We discuss the concept of 'universal owners' in a Sunday Brunch. Universal owners are savers (i.e. investors) who hold broadly diversified portfolios. Describing this in financial terms, they are unable to avoid/diversify away these external costs on society, and so regardless of how good their asset managers might be at beating the index, their long term financial returns are diminished. Universal owners need to think about their investments differently, in a way that is alien to how most asset managers currently work. Change is coming.
Link to blog 👇🏾

The chicken and egg of green steel.
'Chicken and egg' is a popular analogy in sustainability transitions. How do you get companies to invest in new ways of doing things, when the end demand doesn’t exist yet? How do you get companies to buy new products, when no one is making them yet?

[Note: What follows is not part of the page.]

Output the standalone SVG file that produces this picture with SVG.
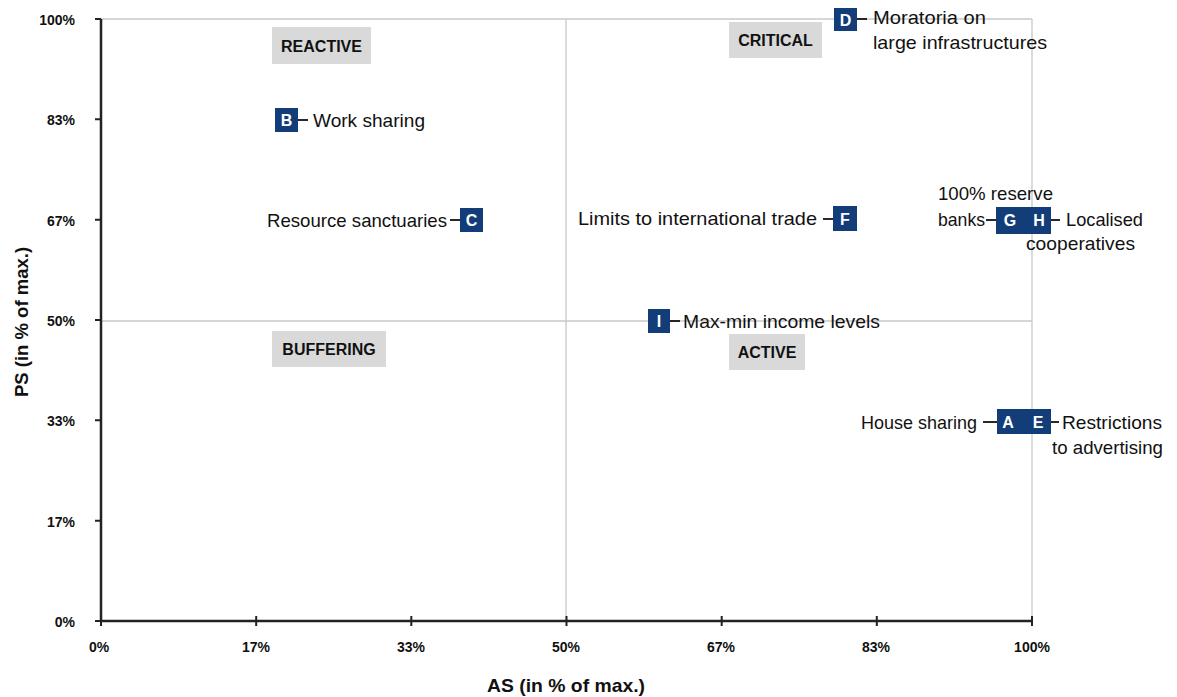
<svg xmlns="http://www.w3.org/2000/svg" width="1177" height="697" viewBox="0 0 1177 697">
<style>
.t{font-family:"Liberation Sans",Arial,sans-serif;font-size:19px;fill:#111}
.ax{font-family:"Liberation Sans",Arial,sans-serif;font-size:14px;font-weight:bold;fill:#111}
.ttl{font-family:"Liberation Sans",Arial,sans-serif;font-size:18.5px;font-weight:bold;fill:#111}
.q{font-family:"Liberation Sans",Arial,sans-serif;font-size:16px;font-weight:bold;fill:#111;text-anchor:middle}
.qb{fill:#d9d9d9}
.m{fill:#123d78}
.ml{font-family:"Liberation Sans",Arial,sans-serif;font-size:16px;font-weight:bold;fill:#fff;text-anchor:middle}
.grid{stroke:#c8c8c8;stroke-width:1.3;fill:none}
.axis{stroke:#222;stroke-width:2.5;fill:none}
.tick{stroke:#222;stroke-width:2;fill:none}
.c{stroke:#111;stroke-width:1.8;fill:none}
</style>
<rect width="1177" height="697" fill="#fff"/>
<g id="grid">
<line class="grid" x1="101" y1="19" x2="1032" y2="19"/>
<line class="grid" x1="1032" y1="19" x2="1032" y2="621"/>
<line class="grid" x1="566" y1="19" x2="566" y2="621"/>
<line class="grid" x1="101" y1="321" x2="1032" y2="321"/>
</g>
<g id="axes">
<line class="axis" x1="101" y1="19" x2="101" y2="622"/>
<line class="axis" x1="100" y1="621" x2="1033" y2="621"/>
<path class="tick" d="M95 19H101M95 119.3H101M95 219.7H101M95 320H101M95 420.3H101M95 520.7H101M95 621H101"/>
<path class="tick" d="M101 616V626M256.2 616V626M411.3 616V626M566.5 616V626M721.7 616V626M876.8 616V626M1032 616V626"/>
<g class="ax" text-anchor="end">
<text x="75" y="25">100%</text>
<text x="75" y="125">83%</text>
<text x="75" y="226">67%</text>
<text x="75" y="326">50%</text>
<text x="75" y="426">33%</text>
<text x="75" y="527">17%</text>
<text x="75" y="627">0%</text>
</g>
<g class="ax" text-anchor="middle">
<text x="99" y="652">0%</text>
<text x="256" y="652">17%</text>
<text x="411" y="652">33%</text>
<text x="566" y="652">50%</text>
<text x="721" y="652">67%</text>
<text x="876" y="652">83%</text>
<text x="1032" y="652">100%</text>
</g>
<text class="ttl" x="566" y="692" text-anchor="middle" textLength="158" lengthAdjust="spacingAndGlyphs">AS (in % of max.)</text>
<text class="ttl" transform="translate(28,322) rotate(-90)" text-anchor="middle">PS (in % of max.)</text>
</g>
<g id="q-reactive"><rect class="qb" x="272" y="27" width="99" height="37"/><text class="q" x="321.5" y="52">REACTIVE</text></g>
<g id="q-critical"><rect class="qb" x="729" y="22" width="93" height="36"/><text class="q" x="775.5" y="46">CRITICAL</text></g>
<g id="q-buffering"><rect class="qb" x="272" y="331" width="114" height="36"/><text class="q" x="329" y="355">BUFFERING</text></g>
<g id="q-active"><rect class="qb" x="729" y="334" width="76" height="36"/><text class="q" x="767" y="358">ACTIVE</text></g>
<g id="connectors">
<line class="c" x1="298" y1="120" x2="308" y2="120"/>
<line class="c" x1="450" y1="220" x2="460" y2="220"/>
<line class="c" x1="857" y1="19" x2="867" y2="19"/>
<line class="c" x1="823" y1="219" x2="833" y2="219"/>
<line class="c" x1="986" y1="220" x2="996" y2="220"/>
<line class="c" x1="1051" y1="220" x2="1060" y2="220"/>
<line class="c" x1="670" y1="321" x2="680" y2="321"/>
<line class="c" x1="983" y1="422" x2="997" y2="422"/>
<line class="c" x1="1051" y1="422" x2="1059" y2="422"/>
</g>
<g id="B"><rect class="m" x="275" y="108" width="23" height="24"/><text class="ml" x="286.5" y="126">B</text><text class="t" x="313" y="127" textLength="112" lengthAdjust="spacingAndGlyphs">Work sharing</text></g>
<g id="C"><rect class="m" x="460" y="208" width="23" height="24"/><text class="ml" x="471.5" y="226">C</text><text class="t" x="267" y="227" textLength="180" lengthAdjust="spacingAndGlyphs">Resource sanctuaries</text></g>
<g id="D"><rect class="m" x="834" y="8" width="23" height="23"/><text class="ml" x="845.5" y="25.5">D</text><text class="t" x="873" y="24" textLength="113" lengthAdjust="spacingAndGlyphs">Moratoria on</text><text class="t" x="873" y="49" textLength="174" lengthAdjust="spacingAndGlyphs">large infrastructures</text></g>
<g id="F"><rect class="m" x="833" y="206" width="24" height="25"/><text class="ml" x="845" y="225">F</text><text class="t" x="578" y="225" textLength="239" lengthAdjust="spacingAndGlyphs">Limits to international trade</text></g>
<g id="GH"><rect class="m" x="996" y="207" width="55" height="27"/><text class="ml" x="1010" y="226">G</text><text class="ml" x="1039" y="226">H</text><text class="t" x="938" y="200" textLength="115" lengthAdjust="spacingAndGlyphs">100% reserve</text><text class="t" x="938" y="226" textLength="47" lengthAdjust="spacingAndGlyphs">banks</text><text class="t" x="1066" y="226" textLength="77" lengthAdjust="spacingAndGlyphs">Localised</text><text class="t" x="1026" y="250" textLength="109" lengthAdjust="spacingAndGlyphs">cooperatives</text></g>
<g id="I"><rect class="m" x="648" y="309" width="22" height="24"/><text class="ml" x="659" y="327">I</text><text class="t" x="683" y="328" textLength="197" lengthAdjust="spacingAndGlyphs">Max-min income levels</text></g>
<g id="AE"><rect class="m" x="997" y="409" width="54" height="25"/><text class="ml" x="1008" y="428">A</text><text class="ml" x="1038" y="428">E</text><text class="t" x="861" y="429" textLength="116" lengthAdjust="spacingAndGlyphs">House sharing</text><text class="t" x="1062" y="429" textLength="100" lengthAdjust="spacingAndGlyphs">Restrictions</text><text class="t" x="1052" y="454" textLength="111" lengthAdjust="spacingAndGlyphs">to advertising</text></g>
</svg>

Green steel is a great example of this. It’s currently more expensive to produce than traditional steel, for what is the same product, just with lower carbon emissions. What breaks this log jam?
The RMI believe they have found the key. US companies which purchase steel are sending a strong, clear demand signal for near-zero emissions steel, which can now be competitively met with US supply due to the federal incentives kick-starting a new low-emission marketplace.
US annual demand for near-zero emissions steel is anticipated to reach 6.7 million tons (Mt) by 2030. To put this in context, the United States produced approximately 82 Mt of steel in 2022, with a typical steel plant producing 2 million tons per year. Since not one ton of US steel currently produced is near-zero emissions, American steelmakers are at a critical investment juncture: build near-zero emissions steel plants now or miss the boat by forcing US companies to import to meet their near-zero emissions steel needs.
Who wants to buy this green steel? One big customer group is automotive, at roughly half of the expected 2030 demand. Then it’s buildings, followed by machinery and appliances.
Is this finally an industry at the tipping point, where the chicken and egg debate is resolved?